Every year that passes, I want to leave behind a stronger legacy.  This even gives meaning to my very survival.  The longer I live, the greater the legacy I can leave behind.  I’m only 16 months along this path, but I already like what I see.  I’ve created some small ripples already, it will be nice to see where they lead.  I’ve also helped my wife get started on this path, so if she outlives me, there’s already someone to keep the work going for a while.  But ultimately I’d also like to institutionalize the work I’m doing in order to give it more of a life of its own.  And I’m certainly not the only one doing this sort of thing, but from what I can see, I’m one of the youngest.

What kind of legacy would you like to leave behind?  If you were to die today, how will your contribution to the world be remembered?  Will it be remembered at all, or will you simply be replaced like a burned out light bulb and soon forgotten?  What ripples are you creating today that have the potential to continue oscillating after you’re gone?
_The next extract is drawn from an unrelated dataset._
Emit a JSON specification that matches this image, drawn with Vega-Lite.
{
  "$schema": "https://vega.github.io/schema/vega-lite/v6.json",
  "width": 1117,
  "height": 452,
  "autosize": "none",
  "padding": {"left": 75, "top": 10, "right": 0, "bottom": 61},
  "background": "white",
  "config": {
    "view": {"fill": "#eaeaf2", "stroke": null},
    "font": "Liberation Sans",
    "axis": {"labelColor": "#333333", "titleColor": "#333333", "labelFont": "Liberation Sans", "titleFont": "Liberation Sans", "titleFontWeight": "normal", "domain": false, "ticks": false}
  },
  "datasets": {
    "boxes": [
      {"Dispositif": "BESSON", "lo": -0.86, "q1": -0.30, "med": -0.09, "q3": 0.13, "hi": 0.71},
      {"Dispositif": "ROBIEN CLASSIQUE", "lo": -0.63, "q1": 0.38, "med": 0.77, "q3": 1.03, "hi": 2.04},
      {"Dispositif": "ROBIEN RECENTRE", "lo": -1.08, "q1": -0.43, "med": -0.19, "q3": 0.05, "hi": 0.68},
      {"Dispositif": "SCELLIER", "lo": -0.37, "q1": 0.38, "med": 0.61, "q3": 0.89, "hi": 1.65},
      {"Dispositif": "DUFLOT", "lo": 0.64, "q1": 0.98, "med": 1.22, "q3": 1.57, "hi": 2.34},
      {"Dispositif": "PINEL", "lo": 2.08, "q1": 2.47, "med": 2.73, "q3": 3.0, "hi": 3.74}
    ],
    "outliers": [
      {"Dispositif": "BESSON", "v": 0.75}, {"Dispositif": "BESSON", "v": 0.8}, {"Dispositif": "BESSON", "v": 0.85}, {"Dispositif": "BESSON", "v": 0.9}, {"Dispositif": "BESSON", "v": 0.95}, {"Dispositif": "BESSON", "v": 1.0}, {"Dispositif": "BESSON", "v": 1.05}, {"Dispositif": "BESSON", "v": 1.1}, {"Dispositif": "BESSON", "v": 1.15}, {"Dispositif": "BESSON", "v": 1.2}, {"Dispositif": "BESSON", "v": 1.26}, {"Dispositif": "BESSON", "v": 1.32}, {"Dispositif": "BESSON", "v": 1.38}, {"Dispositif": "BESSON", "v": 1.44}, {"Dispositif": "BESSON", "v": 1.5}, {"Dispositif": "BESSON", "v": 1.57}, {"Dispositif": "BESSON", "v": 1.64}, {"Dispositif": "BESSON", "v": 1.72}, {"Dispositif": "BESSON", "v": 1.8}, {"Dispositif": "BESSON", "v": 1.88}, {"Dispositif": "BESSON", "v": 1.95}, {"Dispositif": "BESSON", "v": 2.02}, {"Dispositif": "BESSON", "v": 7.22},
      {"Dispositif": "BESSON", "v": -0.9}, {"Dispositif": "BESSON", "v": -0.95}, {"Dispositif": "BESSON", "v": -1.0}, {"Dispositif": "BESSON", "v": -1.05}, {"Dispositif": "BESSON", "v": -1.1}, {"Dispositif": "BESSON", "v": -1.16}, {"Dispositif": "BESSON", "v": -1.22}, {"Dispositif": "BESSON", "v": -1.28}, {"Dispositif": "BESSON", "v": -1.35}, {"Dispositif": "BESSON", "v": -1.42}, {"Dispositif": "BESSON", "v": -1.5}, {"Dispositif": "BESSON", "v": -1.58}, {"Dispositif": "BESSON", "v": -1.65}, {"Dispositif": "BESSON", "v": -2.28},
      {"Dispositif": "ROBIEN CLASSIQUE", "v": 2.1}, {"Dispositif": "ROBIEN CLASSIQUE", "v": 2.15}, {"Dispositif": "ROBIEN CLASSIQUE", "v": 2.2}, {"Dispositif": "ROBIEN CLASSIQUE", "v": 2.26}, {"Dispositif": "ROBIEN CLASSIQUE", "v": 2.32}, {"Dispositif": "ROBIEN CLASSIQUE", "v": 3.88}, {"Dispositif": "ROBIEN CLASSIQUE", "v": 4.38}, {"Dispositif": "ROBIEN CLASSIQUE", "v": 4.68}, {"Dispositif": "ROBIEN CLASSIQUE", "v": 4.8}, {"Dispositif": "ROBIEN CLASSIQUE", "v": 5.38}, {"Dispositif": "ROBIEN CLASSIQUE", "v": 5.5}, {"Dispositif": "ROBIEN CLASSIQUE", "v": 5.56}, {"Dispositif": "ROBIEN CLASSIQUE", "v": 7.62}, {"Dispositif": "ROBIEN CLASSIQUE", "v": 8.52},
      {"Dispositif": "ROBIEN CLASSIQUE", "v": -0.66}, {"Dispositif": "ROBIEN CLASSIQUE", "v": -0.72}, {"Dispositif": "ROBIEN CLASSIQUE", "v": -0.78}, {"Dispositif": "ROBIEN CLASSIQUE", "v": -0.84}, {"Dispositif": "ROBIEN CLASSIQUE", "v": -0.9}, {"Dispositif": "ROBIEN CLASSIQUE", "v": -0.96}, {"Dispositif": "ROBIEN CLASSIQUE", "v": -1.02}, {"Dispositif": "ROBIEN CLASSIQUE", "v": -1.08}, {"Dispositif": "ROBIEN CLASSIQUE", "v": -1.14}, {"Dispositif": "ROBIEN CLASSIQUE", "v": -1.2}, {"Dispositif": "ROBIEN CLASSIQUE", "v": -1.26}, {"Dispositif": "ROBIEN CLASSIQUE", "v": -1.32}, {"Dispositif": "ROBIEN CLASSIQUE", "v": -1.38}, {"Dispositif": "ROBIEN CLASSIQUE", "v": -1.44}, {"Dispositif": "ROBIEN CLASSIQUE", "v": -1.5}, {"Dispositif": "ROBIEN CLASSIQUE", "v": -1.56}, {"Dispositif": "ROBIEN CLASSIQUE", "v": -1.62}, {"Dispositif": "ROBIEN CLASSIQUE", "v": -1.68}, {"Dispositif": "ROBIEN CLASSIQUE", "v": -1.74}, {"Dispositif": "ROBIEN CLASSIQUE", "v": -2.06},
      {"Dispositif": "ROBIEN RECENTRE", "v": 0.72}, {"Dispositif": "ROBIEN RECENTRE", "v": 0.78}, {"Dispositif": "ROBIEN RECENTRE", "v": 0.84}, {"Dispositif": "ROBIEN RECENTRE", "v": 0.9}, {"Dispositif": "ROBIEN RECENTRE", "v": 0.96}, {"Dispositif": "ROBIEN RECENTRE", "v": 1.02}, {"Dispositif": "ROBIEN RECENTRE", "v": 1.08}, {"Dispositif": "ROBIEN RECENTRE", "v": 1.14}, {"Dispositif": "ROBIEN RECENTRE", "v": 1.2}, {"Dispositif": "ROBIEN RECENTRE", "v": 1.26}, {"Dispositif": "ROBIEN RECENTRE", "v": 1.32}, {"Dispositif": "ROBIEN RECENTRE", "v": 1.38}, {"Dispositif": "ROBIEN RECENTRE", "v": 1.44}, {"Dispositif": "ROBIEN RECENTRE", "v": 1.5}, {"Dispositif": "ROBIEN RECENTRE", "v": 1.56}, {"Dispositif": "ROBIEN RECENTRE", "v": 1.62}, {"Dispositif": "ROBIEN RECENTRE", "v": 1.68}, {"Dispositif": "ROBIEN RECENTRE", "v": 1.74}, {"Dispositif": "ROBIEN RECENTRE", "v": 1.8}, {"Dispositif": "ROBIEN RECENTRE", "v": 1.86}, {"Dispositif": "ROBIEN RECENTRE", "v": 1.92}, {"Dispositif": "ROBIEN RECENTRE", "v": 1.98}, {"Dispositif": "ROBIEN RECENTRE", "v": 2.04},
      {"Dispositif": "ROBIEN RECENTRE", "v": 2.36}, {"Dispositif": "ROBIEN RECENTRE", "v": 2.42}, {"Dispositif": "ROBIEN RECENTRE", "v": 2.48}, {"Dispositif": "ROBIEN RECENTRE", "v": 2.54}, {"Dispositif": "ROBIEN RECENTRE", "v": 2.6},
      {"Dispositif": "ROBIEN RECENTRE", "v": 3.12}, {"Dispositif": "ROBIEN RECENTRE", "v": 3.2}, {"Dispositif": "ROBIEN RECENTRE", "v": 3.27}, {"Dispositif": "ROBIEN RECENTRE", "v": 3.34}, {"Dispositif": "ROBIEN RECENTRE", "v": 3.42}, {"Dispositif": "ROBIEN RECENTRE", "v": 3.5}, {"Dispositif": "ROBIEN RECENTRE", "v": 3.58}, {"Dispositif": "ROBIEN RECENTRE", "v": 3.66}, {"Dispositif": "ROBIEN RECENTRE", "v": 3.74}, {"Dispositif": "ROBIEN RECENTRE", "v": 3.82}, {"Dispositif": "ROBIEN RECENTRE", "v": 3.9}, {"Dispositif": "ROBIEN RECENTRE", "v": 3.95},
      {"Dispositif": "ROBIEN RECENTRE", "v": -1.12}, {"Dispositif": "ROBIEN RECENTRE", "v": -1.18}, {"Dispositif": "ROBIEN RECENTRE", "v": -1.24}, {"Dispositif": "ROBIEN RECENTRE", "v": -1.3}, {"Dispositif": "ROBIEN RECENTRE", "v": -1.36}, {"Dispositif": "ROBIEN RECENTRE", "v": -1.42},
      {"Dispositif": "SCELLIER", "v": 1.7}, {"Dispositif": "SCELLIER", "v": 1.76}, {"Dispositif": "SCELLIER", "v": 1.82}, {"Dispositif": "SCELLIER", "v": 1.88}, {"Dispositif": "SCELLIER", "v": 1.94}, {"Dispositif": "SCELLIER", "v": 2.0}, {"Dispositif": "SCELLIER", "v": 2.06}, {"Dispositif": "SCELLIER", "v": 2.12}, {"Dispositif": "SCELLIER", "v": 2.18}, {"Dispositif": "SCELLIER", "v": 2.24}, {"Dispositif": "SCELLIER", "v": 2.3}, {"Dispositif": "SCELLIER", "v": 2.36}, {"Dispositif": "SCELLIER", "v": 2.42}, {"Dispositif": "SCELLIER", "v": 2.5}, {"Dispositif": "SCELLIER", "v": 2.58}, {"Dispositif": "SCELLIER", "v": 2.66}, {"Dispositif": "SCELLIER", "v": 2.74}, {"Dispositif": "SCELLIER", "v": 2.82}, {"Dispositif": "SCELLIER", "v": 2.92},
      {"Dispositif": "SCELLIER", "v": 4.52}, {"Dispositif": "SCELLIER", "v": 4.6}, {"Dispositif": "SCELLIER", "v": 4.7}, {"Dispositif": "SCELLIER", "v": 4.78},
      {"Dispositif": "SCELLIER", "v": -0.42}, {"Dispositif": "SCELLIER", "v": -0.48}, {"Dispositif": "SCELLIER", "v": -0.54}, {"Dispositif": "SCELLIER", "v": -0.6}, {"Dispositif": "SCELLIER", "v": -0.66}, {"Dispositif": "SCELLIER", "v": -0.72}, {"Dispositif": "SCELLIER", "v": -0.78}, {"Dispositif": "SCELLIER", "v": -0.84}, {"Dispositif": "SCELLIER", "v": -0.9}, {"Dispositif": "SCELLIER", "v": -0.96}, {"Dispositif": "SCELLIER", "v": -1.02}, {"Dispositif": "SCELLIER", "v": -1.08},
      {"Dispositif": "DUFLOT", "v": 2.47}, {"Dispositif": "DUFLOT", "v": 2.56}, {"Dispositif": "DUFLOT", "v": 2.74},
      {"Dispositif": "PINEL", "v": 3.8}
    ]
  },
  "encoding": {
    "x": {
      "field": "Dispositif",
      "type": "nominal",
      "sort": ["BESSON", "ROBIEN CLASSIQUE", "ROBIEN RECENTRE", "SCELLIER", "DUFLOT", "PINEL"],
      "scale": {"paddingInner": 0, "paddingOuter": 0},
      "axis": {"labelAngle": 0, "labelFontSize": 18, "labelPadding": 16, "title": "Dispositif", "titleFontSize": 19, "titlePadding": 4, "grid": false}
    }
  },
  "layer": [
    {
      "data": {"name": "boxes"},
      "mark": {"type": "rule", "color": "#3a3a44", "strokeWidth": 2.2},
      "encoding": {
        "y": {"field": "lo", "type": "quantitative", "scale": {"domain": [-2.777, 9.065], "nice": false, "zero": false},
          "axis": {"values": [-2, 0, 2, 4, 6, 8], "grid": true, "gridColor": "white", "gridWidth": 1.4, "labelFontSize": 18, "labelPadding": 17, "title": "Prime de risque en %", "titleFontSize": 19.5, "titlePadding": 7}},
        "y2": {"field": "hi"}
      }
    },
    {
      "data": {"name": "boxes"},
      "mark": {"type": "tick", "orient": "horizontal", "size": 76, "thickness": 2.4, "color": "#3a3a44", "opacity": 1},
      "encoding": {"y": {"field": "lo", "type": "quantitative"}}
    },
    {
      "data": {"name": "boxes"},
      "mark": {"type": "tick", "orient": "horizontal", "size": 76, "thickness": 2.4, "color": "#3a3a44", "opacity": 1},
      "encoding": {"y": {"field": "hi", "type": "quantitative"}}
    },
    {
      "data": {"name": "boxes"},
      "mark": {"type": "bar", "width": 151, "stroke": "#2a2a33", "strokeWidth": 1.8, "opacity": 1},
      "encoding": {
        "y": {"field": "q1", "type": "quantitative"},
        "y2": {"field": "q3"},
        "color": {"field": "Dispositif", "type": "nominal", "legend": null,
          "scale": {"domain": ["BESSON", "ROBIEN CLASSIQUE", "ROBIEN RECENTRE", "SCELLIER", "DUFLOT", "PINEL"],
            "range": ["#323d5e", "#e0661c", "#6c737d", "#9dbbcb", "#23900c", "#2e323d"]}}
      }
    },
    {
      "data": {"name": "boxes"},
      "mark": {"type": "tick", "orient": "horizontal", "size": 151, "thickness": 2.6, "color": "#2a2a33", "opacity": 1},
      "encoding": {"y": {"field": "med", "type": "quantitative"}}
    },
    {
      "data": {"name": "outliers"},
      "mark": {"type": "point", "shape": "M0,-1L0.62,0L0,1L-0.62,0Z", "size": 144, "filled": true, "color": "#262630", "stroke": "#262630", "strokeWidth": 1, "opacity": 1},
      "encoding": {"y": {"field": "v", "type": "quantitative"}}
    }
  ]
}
Your own death is something your decision about how to live needs to address.  You cannot decide how to live without also deciding how to die.  I’m not talking about whether you’re going to die of cancer or be gutted by an axe murderer.  I mean that you need to live in such a way that death will not rob your life of its meaning.  Your purpose must be so strong that even death cannot stop it.

Don’t give up!

I know it’s not easy to discover your life purpose.  It may take years for you to figure it out.  But no one who has discovered their purpose will tell you it wasn’t worth the effort.  It’s a long journey, sometimes over difficult terrain, but the rewards you will experience along the way are without equal.

If you don’t yet know what your purpose is, then your purpose for right now is to figure it out.

At some point you’ll hit one of those big obstacles that makes you want to give up and slink back down into low awareness living.  You’ll catch yourself thinking that maybe you should just model your life after the fictional characters you see on the TV, or perhaps you’ll long to just be “normal” and fit in like everyone else.  But that kind of life isn’t for you, and you know it.  If you’ve read this much without turning away, then your awareness is already too high for you to be happy living like the sleeping masses.  It’s time to wake up.  The bright light will hurt your eyes at first, even make your eyes water, but you’ll get used to it.  And then you’ll receive your own high-powered awareness flashlight.  And I have to tell you that it’s oodles of fun shining that thing in people’s eyes when they least suspect it… for kicks and giggles, you know.  Of course it’s great for helping people raise their awareness too.